No mesmo sentido, votou o ministro Roberto Barroso. Para ele, a própria Constituição Federal autorizou a inelegibilidade com base na vida pregressa dos candidatos. Ele considerou inequívoco o pronunciamento do Supremo sobre a matéria no sentido de que a presente causa de inelegibilidade pode ser aplicada a fatos anteriores a sua introdução no ordenamento eleitoral, porque não tem natureza jurídica de sanção, “tem natureza de mero requisito negativo de inelegibilidade”. “Seu propósito é assegurar o bom funcionamento do pleito eleitoral e a produção de resultados sadios para a democracia. “Não há na norma o propósito de punir, tampouco há direito adquirido a regime jurídico eleitoral que deve ser aplicado no momento do regime do registro da candidatura” disse o ministro, ao citar a decisão da Corte nas Ações Declaratórias de Constitucionalidade (ADCs) 29 e 30.

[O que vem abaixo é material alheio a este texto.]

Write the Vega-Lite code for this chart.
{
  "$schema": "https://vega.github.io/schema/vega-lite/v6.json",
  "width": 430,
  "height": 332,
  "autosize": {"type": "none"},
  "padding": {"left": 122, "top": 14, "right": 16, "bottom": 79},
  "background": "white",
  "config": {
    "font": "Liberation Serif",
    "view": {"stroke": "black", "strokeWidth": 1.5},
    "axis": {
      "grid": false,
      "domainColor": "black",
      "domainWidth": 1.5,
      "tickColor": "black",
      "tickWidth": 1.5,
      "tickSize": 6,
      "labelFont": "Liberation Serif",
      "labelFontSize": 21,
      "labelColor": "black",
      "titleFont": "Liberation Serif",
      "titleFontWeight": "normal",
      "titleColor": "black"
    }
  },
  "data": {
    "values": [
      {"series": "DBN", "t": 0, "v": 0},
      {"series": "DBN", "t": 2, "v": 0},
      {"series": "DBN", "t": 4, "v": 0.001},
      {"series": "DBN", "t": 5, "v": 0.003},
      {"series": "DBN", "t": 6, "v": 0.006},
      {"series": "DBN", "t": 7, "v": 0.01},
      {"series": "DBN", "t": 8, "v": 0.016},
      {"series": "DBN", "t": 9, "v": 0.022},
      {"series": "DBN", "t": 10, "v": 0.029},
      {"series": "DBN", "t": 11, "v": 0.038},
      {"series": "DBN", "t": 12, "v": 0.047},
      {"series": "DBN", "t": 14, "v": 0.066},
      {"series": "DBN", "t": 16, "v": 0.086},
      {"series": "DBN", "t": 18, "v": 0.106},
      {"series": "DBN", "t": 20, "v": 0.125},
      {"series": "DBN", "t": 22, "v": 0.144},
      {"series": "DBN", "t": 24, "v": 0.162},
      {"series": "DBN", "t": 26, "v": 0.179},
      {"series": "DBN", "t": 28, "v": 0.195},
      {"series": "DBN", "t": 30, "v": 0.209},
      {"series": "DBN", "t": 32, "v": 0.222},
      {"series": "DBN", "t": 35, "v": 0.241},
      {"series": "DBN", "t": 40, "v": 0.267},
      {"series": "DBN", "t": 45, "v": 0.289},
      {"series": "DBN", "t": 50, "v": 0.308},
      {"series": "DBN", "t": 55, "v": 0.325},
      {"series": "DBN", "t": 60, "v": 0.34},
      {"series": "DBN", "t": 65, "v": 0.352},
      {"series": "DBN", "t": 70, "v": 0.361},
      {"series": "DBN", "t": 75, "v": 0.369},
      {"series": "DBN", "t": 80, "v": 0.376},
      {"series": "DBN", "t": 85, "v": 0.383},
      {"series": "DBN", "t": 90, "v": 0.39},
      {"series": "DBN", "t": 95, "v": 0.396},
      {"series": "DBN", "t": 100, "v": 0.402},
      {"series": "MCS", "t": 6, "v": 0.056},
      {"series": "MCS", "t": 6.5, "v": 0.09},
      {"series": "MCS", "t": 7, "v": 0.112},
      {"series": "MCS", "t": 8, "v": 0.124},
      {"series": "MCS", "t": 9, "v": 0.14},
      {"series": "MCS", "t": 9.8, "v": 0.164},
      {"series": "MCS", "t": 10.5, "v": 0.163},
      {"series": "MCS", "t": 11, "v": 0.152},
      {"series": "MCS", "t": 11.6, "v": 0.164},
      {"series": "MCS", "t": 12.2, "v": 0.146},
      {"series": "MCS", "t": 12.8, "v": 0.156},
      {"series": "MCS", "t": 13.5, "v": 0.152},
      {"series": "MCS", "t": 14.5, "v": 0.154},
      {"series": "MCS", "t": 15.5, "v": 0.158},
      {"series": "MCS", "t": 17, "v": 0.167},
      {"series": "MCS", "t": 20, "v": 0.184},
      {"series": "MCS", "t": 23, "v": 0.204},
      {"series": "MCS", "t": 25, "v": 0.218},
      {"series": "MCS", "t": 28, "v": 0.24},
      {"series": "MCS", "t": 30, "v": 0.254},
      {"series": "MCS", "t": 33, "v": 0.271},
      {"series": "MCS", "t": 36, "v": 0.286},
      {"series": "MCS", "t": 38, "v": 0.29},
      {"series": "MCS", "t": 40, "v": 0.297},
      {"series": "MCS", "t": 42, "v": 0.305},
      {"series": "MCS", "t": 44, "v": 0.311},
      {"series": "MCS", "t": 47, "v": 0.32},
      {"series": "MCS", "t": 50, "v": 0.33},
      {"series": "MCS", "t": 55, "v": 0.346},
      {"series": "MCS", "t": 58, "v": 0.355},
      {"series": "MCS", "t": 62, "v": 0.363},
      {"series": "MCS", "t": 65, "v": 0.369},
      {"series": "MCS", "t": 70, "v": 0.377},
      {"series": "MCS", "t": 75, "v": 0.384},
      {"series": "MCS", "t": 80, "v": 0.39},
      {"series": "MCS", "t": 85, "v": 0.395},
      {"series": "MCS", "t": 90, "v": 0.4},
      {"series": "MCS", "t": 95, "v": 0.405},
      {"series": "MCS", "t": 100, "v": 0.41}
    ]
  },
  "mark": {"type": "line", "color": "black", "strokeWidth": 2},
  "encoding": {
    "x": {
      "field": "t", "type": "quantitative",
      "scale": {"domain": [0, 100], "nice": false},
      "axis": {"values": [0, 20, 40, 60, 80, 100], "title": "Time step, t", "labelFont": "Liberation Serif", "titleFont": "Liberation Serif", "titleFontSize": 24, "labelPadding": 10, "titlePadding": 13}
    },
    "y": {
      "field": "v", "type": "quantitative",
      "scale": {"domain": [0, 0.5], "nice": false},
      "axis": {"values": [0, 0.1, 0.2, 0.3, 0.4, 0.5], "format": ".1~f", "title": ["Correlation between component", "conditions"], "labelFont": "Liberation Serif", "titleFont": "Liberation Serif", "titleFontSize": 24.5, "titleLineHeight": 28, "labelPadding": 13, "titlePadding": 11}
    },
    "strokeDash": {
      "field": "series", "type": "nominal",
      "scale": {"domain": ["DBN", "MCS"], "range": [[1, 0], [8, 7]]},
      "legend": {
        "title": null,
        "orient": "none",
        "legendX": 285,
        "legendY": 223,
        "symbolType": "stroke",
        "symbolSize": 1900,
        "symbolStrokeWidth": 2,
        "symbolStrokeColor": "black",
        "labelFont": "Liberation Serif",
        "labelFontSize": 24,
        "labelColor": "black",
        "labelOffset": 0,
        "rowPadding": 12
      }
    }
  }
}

Também acompanhou a divergência a ministra Rosa Weber, pelo desprovimento do recurso. Ela avaliou que a ideia da inelegibilidade em questão não é punir um indivíduo, mas o foco é a coletividade, “buscando-se preservar a legitimidade das eleições, a autenticidade da soberania popular e, em última análise assegurar o processo de concretização do Estado Democrático de Direito”. De acordo com a ministra, a aplicação das inelegibilidades e dos prazos referidos não afrontam o direito adquirido, nem a coisa julgada, além de não configurar retroação de norma menos benéfica.

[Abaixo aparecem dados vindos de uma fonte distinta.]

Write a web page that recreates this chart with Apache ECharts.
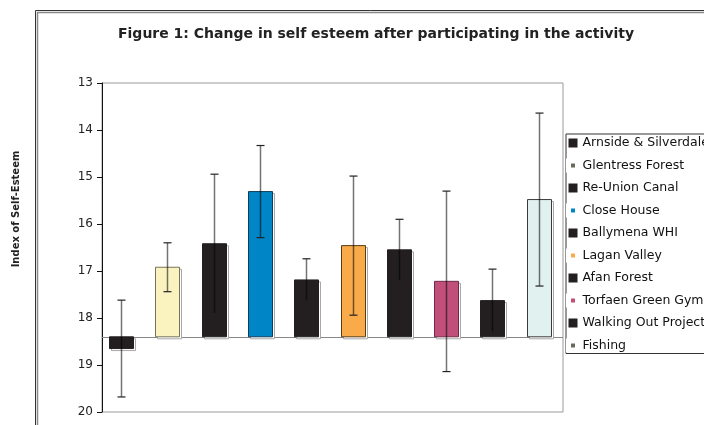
<!DOCTYPE html>
<html>
<head>
<meta charset="utf-8">
<script src="https://cdn.jsdelivr.net/npm/echarts@6/dist/echarts.min.js"></script>
<style>
  html, body { margin: 0; padding: 0; background: #fff; }
  #chart { width: 704px; height: 425px; }
</style>
</head>
<body>
<div id="chart"></div>
<script>
// the source picture is stretched a little wide, DejaVu Sans gets the widths closer
const FONT = '"DejaVu Sans", "Liberation Sans", Arial, sans-serif';

const sites = [
  'Arnside & Silverdale', 'Glentress Forest', 'Re-Union Canal', 'Close House',
  'Ballymena WHI', 'Lagan Valley', 'Afan Forest', 'Torfaen Green Gym',
  'Walking Out Project', 'Fishing'
];
// mean change in index of self-esteem (axis is reversed) and error half-width
const means = [18.65, 16.92, 16.42, 15.31, 17.19, 16.46, 16.55, 17.22, 17.63, 15.48];
const errs = [1.03, 0.52, 1.48, 0.98, 0.45, 1.48, 0.65, 1.92, 0.67, 1.84];
const BASE = 18.4;
const yTicks = [13, 14, 15, 16, 17, 18, 19, 20];

const fills = ['#231f20', '#faf3c0', '#231f20', '#0086c6', '#231f20',
  '#faab49', '#231f20', '#c0507a', '#231f20', '#e1f1ef'];
const borders = ['#231f20', '#77725a', '#231f20', '#123b58', '#231f20',
  '#5a3a12', '#231f20', '#6e2a46', '#231f20', '#3a3a3a'];
const smallKey = [false, true, false, true, false, true, false, true, false, true];

const BAR_W = 24;

function barRenderer(i) {
  return function (params, api) {
    const x = api.value(0);
    const v = api.value(1);
    const p0 = api.coord([x, BASE]);
    const p1 = api.coord([x, v]);
    const top = Math.min(p0[1], p1[1]);
    const h = Math.abs(p1[1] - p0[1]);
    const left = Math.round(p0[0] - BAR_W / 2) + 0.5;
    return {
      type: 'group',
      children: [
        {
          type: 'rect',
          shape: { x: left + 2, y: top + 2, width: BAR_W, height: h },
          style: { fill: '#fff', stroke: '#a8a8a8', lineWidth: 1 }
        },
        {
          type: 'rect',
          shape: { x: left, y: top, width: BAR_W, height: h },
          style: { fill: fills[i], stroke: borders[i], lineWidth: 1 }
        }
      ]
    };
  };
}

const barSeries = sites.map((name, i) => ({
  name: name,
  type: 'custom',
  renderItem: barRenderer(i),
  data: [[i, means[i]]],
  itemStyle: { color: fills[i] },
  z: 2,
  silent: true
}));

const errData = means.map((m, i) => [i, m, errs[i]]);

const errSeries = {
  name: 'err',
  type: 'custom',
  z: 5,
  silent: true,
  data: errData,
  renderItem: function (params, api) {
    const x = api.value(0), m = api.value(1), e = api.value(2);
    const hi = api.coord([x, m - e]);
    const lo = api.coord([x, m + e]);
    const cx = Math.round(hi[0]) + 0.5;
    return {
      type: 'group',
      children: [
        { type: 'line', shape: { x1: cx, y1: hi[1], x2: cx, y2: lo[1] },
          style: { stroke: 'rgba(0,0,0,0.55)', lineWidth: 1.5 } },
        { type: 'line', shape: { x1: cx - 4, y1: hi[1], x2: cx + 4, y2: hi[1] },
          style: { stroke: '#222', lineWidth: 1.2 } },
        { type: 'line', shape: { x1: cx - 4, y1: lo[1], x2: cx + 4, y2: lo[1] },
          style: { stroke: '#222', lineWidth: 1.2 } }
      ]
    };
  },
  markLine: {
    silent: true,
    symbol: 'none',
    label: { show: false },
    lineStyle: { color: '#888', type: 'solid', width: 1.2 },
    data: [{ yAxis: BASE }],
    z: 1
  }
};

const chart = echarts.init(document.getElementById('chart'), null, { renderer: 'canvas' });

chart.setOption({
  backgroundColor: '#fff',
  animation: false,
  textStyle: { fontFamily: FONT },
  title: {
    text: 'Figure 1: Change in self esteem after participating in the activity',
    left: 118,
    top: 27,
    padding: 0,
    textStyle: { fontFamily: FONT, fontSize: 14, fontWeight: 'bold', color: '#222' }
  },
  graphic: [
    { type: 'rect', shape: { x: 35.5, y: 10.5, width: 900, height: 600 },
      style: { fill: 'none', stroke: '#333', lineWidth: 1 }, z: -1 },
    { type: 'rect', shape: { x: 37.5, y: 12.5, width: 900, height: 600 },
      style: { fill: 'none', stroke: '#888', lineWidth: 1.5 }, z: -1 },
    {
      type: 'text',
      x: 16, y: 209,
      rotation: Math.PI / 2,
      style: {
        text: 'Index of Self-Esteem',
        font: 'bold 10px ' + FONT,
        fill: '#222',
        textAlign: 'center',
        textVerticalAlign: 'middle'
      }
    }
  ],
  legend: {
    orient: 'vertical',
    left: 566,
    top: 134,
    padding: [2, 40, 1, 0],
    itemGap: 8.5,
    itemWidth: 9,
    itemHeight: 9,
    borderColor: '#333',
    borderWidth: 1,
    borderRadius: 0,
    textStyle: { fontFamily: FONT, fontSize: 12.5, lineHeight: 14, color: '#111' },
    data: sites.map((n, i) => ({
      name: n,
      icon: 'rect',
      itemStyle: smallKey[i]
        ? { color: fills[i] === '#faf3c0' || fills[i] === '#e1f1ef' ? '#6a6a5a' : fills[i], borderColor: '#fff', borderWidth: 5 }
        : { color: fills[i], borderWidth: 0 }
    }))
  },
  grid: {
    left: 102, right: 141, top: 83, bottom: 13,
    show: true, borderColor: '#9a9a9a', borderWidth: 1
  },
  xAxis: {
    type: 'value', min: -0.4, max: 9.52, show: false
  },
  yAxis: {
    type: 'value',
    inverse: true,
    min: yTicks[0],
    max: yTicks[yTicks.length - 1],
    interval: 1,
    axisLine: { show: true, onZero: false, lineStyle: { color: '#111', width: 1 } },
    axisTick: { show: true, inside: false, length: 5, lineStyle: { color: '#111' } },
    axisLabel: { fontFamily: FONT, fontSize: 12, color: '#222', margin: 9 },
    splitLine: { show: false }
  },
  series: barSeries.concat([errSeries])
});
</script>
</body>
</html>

O ministro Dias Toffoli votou no sentido de negar provimento ao RE e lembrou que o tema já foi tratado pela Corte no julgamento das ADCs 29 e 30. “Os princípios inseridos na Constituição Federal, que norteiam a redação da lei complementar de inelegibilidade, são a proteção de uma série de bens jurídicos tão valorados pela Constituição, que ela determina que o eventual potencial de afronta a aqueles bens deve levar a uma inelegibilidade”, disse. O ministro entendeu que no caso não há afronta à coisa julgada porque “o que está sendo ponderado aqui é o desvalor jurídico da condenação e os anos de efeito por ela criado”.